DPI does not matter for web, email, social media, app icons, or any digital-first use case. Browsers and apps measure in CSS pixels and ignore the DPI tag completely. A 1200x630 image labelled 72 DPI displays exactly the same as the same file labelled 300 DPI on every website. If a designer says 'send me images at 300 DPI' and the destination is a webpage, they are repeating something they heard in design school but it does not change the output. For physical print, follow the [image DPI changer](/image-dpi-changer) to update metadata without resampling, or pair with the [megapixel calculator](/megapixel-calculator) to check whether a pixel count is enough for the intended print size.
Frequently Asked Questions
How many pixels are in an inch?
It depends on the DPI setting. At 72 DPI, 1 inch is 72 pixels. At 96 DPI (the Windows default), 1 inch is 96 pixels. At 300 DPI (the print standard), 1 inch is 300 pixels. There is no universal pixels-per-inch figure; the conversion always requires you to specify DPI. For screen display, 96 DPI is the historical figure but modern high-resolution displays use 144, 192 or higher actual pixel densities.
How do I convert centimetres to pixels?
Convert centimetres to inches first (divide by 2.54), then multiply by DPI. 10cm at 300 DPI: 10/2.54 = 3.937 inches, then x 300 = 1181 pixels. The calculator does this in one step when you enter centimetres and DPI directly. Most A-series paper sizes are easier to remember in pixels at 300 DPI: A4 is 2480 x 3508, A3 is 3508 x 4961, A5 is 1748 x 2480.

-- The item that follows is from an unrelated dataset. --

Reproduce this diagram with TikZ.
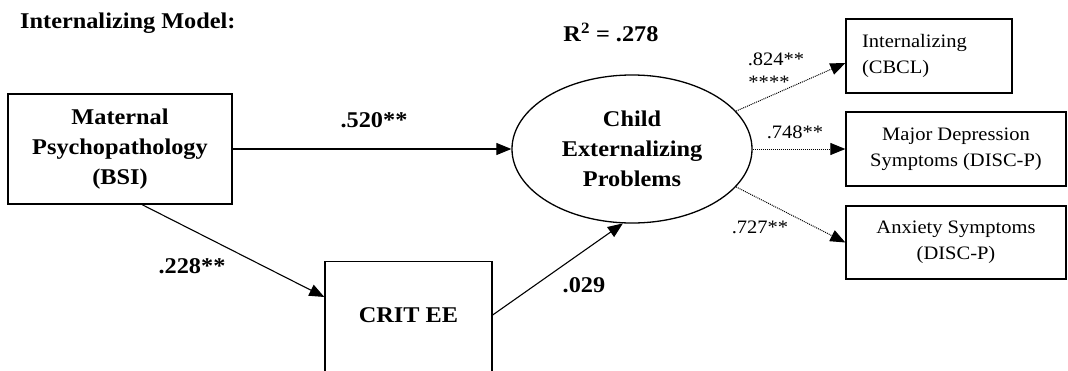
\documentclass[tikz,border=0pt]{standalone}
\usepackage{fontspec}
\setmainfont{Liberation Serif}[FakeStretch=1.08]
\usetikzlibrary{arrows.meta,calc,shapes.geometric}
\begin{document}
\begin{tikzpicture}[x=1pt,y=-1pt,
  box/.style={draw,line width=1.3pt,inner sep=0pt,align=center},
  bigtxt/.style={font=\fontsize{22.5}{30}\selectfont\bfseries},
  smalltxt/.style={font=\fontsize{19}{26}\selectfont},
  solidpath/.style={line width=1.1pt,-{Triangle[length=15pt,width=12pt]}},
  dotpath/.style={line width=1pt,densely dotted,-{Triangle[length=15pt,width=12pt]}},
  lab/.style={inner sep=0pt}]
\useasboundingbox (0,0) rectangle (1068,370);
\node[bigtxt,anchor=base west,inner sep=0pt] (title) at (20,28) {Internalizing Model:};
\node[bigtxt,anchor=base,inner sep=0pt] (rsq) at (611,41) {R\textsuperscript{2} = .278};
\node[box,bigtxt,minimum width=224pt,minimum height=110pt] (mat) at (120,149) {Maternal\\Psychopathology\\(BSI)};
\node[box,bigtxt,anchor=north,minimum width=167pt,text height=61pt,text depth=60pt] (crit) at (408.5,261) {CRIT EE};
\node[draw,line width=1.3pt,ellipse,inner sep=0pt,align=center,bigtxt,minimum width=240pt,minimum height=148pt] (ell) at (632,149) {Child\\Externalizing\\Problems};
\node[box,smalltxt,align=left,minimum width=166pt,minimum height=74pt,text width=134pt] (b1) at (929,56) {Internalizing\\(CBCL)};
\node[box,smalltxt,minimum width=220pt,minimum height=74pt] (b2) at (956,149) {Major Depression\\Symptoms (DISC-P)};
\node[box,smalltxt,minimum width=220pt,minimum height=73pt] (b3) at (956,242.5) {Anxiety Symptoms\\(DISC-P)};
\draw[solidpath] (mat.east) -- (ell.west);
\draw[solidpath] ($(mat.south west)!0.598!(mat.south east)$) -- ($(crit.north west)+(0,36)$);
\draw[solidpath] ($(crit.north east)+(0,54)$) -- (ell.-97);
\draw[dotpath] (ell.20) -- ($(b1.west)+(0,7)$);
\draw[dotpath] (ell.east) -- (b2.west);
\draw[dotpath] (ell.-20) -- (b3.west);
\node[lab,bigtxt] (l520) at (374,120) {.520**};
\node[lab,bigtxt] (l228) at (192,266) {.228**};
\node[lab,bigtxt] (l029) at (584,285) {.029};
\node[lab,smalltxt,anchor=base] (l824) at (776,65) {.824**};
\node[lab,smalltxt,anchor=base] (lstar) at (769,88) {****};
\node[lab,smalltxt,anchor=base] (l748) at (795,138) {.748**};
\node[lab,smalltxt,anchor=base] (l727) at (760,233) {.727**};
\end{tikzpicture}
\end{document}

Why does my A4 print come out smaller than expected?
Either the file is labelled at a higher DPI than the lab is using (so the physical size shrinks), or the print software is auto-fitting to the page with margins. A 1500x2100 image labelled 300 DPI prints at 5x7 inches, not A4. To fill A4 you need at least 2480x3508 pixels at 300 DPI. Check the DPI metadata before sending to print, and confirm the lab does not auto-scale to fit margins.
What's the difference between DPI and PPI?
Strictly speaking, DPI (dots per inch) refers to printer output and PPI (pixels per inch) refers to digital images, but the terms are used interchangeably in practice. Camera and image software use 'DPI' even though they really mean PPI. Unless you are deep in the prepress industry, treating them as the same value is fine. The calculator uses 'DPI' throughout to match what most users are searching for.